┌──

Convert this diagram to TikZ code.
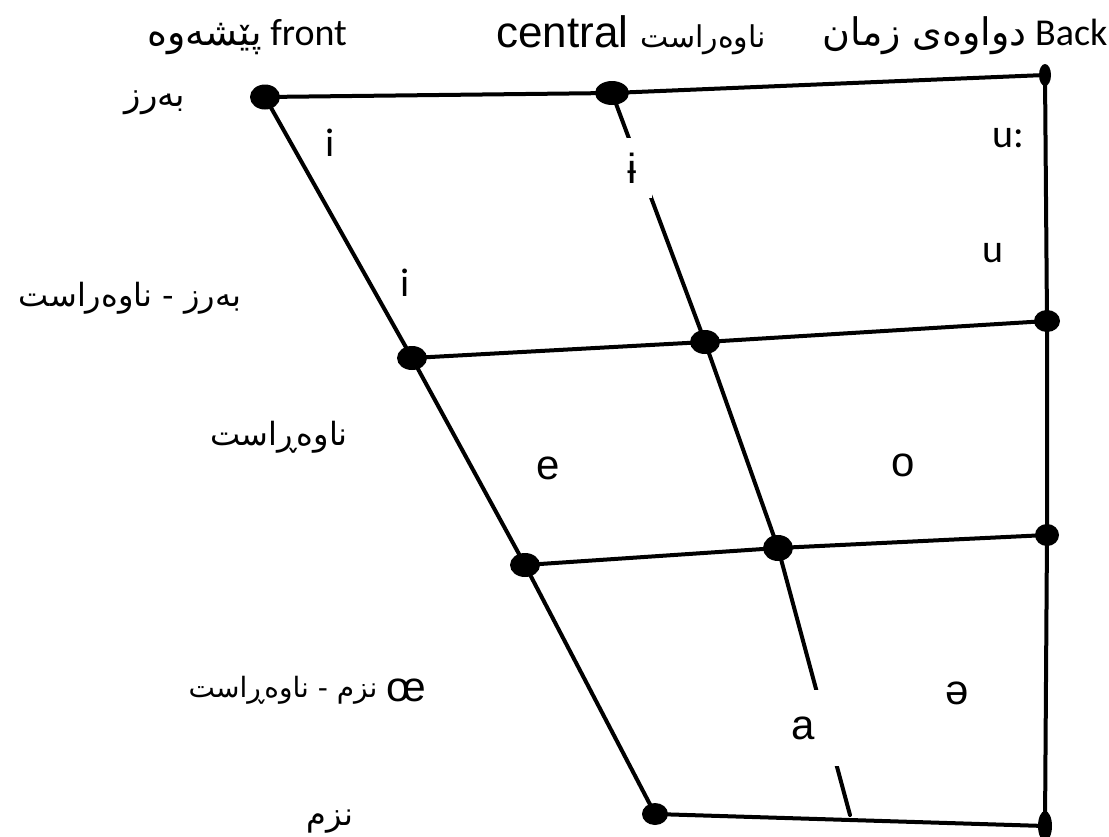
\documentclass[tikz,border=0pt]{standalone}
\usepackage{fontspec}
\setmainfont{Carlito}
\newfontfamily\arialfont{Liberation Sans}
\newfontfamily\kurdfont[Script=Arabic]{DejaVu Sans}
\TeXXeTstate=1
\usetikzlibrary{shapes.geometric, positioning}

\tikzset{
  dot/.style={ellipse, fill=black, inner sep=0pt},
  edge/.style={line width=2pt, line cap=round},
  vowel/.style={fill=white, inner sep=1pt, font=\fontsize{20}{24}\selectfont},
  ipa/.style={fill=white, inner sep=1pt, font=\arialfont\fontsize{21}{24}\selectfont},
  side/.style={inner sep=0pt, font=\kurdfont\fontsize{16}{20}\selectfont},
  head/.style={inner sep=0pt, anchor=base, font=\fontsize{19}{22}\selectfont}
}

\begin{document}
\begin{tikzpicture}[x=0.5pt, y=-0.5pt]
\useasboundingbox (0,0) rectangle (1109,836);

% Dots (name/x/y/width/height)
\foreach \n/\px/\py/\w/\h in {tl/265/97/15/12.5, tc/612/93/17/12, tr/1045/75/6/11,
    ml/412/358/15/12, mc/705/342/15/12, mr/1047/321/13/11,
    ll/525/565/15/12, lc/778/548/15/13, lr/1047/535/12/11,
    bl/655/814/13/11, br/1045/826/7/15}
{
    \node[dot, minimum width=\w pt, minimum height=\h pt] (\n) at (\px,\py) {};
}
\coordinate (cend) at (850,815);

% Frame
\draw[edge] (tl.center) -- (tc.center) -- (tr.center);
\draw[edge] (tl.center) -- (ml.center) -- (ll.center) -- (bl.center);
\draw[edge] (bl.center) -- (br.center);
\draw[edge] (tr.center) -- (mr.center) -- (lr.center) -- (br.center);

% Inner lines
\draw[edge] (ml.center) -- (mc.center) -- (mr.center);
\draw[edge] (ll.center) -- (lc.center) -- (lr.center);
\draw[edge] (tc.center) -- (mc.center) -- (lc.center) -- (cend);

% Vowels
\node[vowel] (vi1) at (330,143) {i};
\node[ipa, minimum width=20pt, minimum height=30pt] (vbar) at (632,168) {ɨ};
\node[vowel] (vuu) at (1008,138) {u:};
\node[vowel] (vu) at (993,253) {u};
\node[vowel] (vi2) at (405,283) {i};
\node[ipa] (ve) at (548,468) {e};
\node[ipa] (vo) at (903,465) {o};
\node[ipa] (voe) at (406,690) {œ};
\node[ipa] (vschwa) at (957,693) {ə};
\node[ipa, minimum width=36pt, minimum height=38pt] (va) at (803,728) {a};

% Column heads
\node[head] (hfront) at (247,45) {{\kurdfont\beginR پێشەوە\endR}\ front};
\node[head, font=\arialfont\fontsize{22}{26}\selectfont] (hcentral) at (631,47) {central {\kurdfont\fontsize{15}{18}\selectfont\beginR ناوەراست\endR}};
\node[head] (hback) at (965,45) {{\kurdfont\beginR دواوەی زمان\endR}\ Back};

% Row labels
\node[side, font=\kurdfont\fontsize{17}{20}\selectfont] (rhigh) at (155,103) {\beginR بەرز\endR};
\node[side] (rhmid) at (130,298) {\beginR ناوەراست\endR{} - \beginR بەرز\endR};
\node[side] (rmid) at (279,437) {\beginR ناوەڕاست\endR};
\node[side, font=\kurdfont\fontsize{14}{18}\selectfont] (rlmid) at (283,690) {\beginR ناوەڕاست\endR{} - \beginR نزم\endR};
\node[side] (rlow) at (330,822) {\beginR نزم\endR};

\end{tikzpicture}
\end{document}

└──

WRITTEN PROBLEM: Every line from the top of the material above through the line with "(cend) at (850,815);" should be duplicated exactly, please; leave out the pictures.

OUTPUT:
Convert this diagram to TikZ code.
\documentclass[tikz,border=0pt]{standalone}
\usepackage{fontspec}
\setmainfont{Carlito}
\newfontfamily\arialfont{Liberation Sans}
\newfontfamily\kurdfont[Script=Arabic]{DejaVu Sans}
\TeXXeTstate=1
\usetikzlibrary{shapes.geometric, positioning}

\tikzset{
  dot/.style={ellipse, fill=black, inner sep=0pt},
  edge/.style={line width=2pt, line cap=round},
  vowel/.style={fill=white, inner sep=1pt, font=\fontsize{20}{24}\selectfont},
  ipa/.style={fill=white, inner sep=1pt, font=\arialfont\fontsize{21}{24}\selectfont},
  side/.style={inner sep=0pt, font=\kurdfont\fontsize{16}{20}\selectfont},
  head/.style={inner sep=0pt, anchor=base, font=\fontsize{19}{22}\selectfont}
}

\begin{document}
\begin{tikzpicture}[x=0.5pt, y=-0.5pt]
\useasboundingbox (0,0) rectangle (1109,836);

% Dots (name/x/y/width/height)
\foreach \n/\px/\py/\w/\h in {tl/265/97/15/12.5, tc/612/93/17/12, tr/1045/75/6/11,
    ml/412/358/15/12, mc/705/342/15/12, mr/1047/321/13/11,
    ll/525/565/15/12, lc/778/548/15/13, lr/1047/535/12/11,
    bl/655/814/13/11, br/1045/826/7/15}
{
    \node[dot, minimum width=\w pt, minimum height=\h pt] (\n) at (\px,\py) {};
}
\coordinate (cend) at (850,815);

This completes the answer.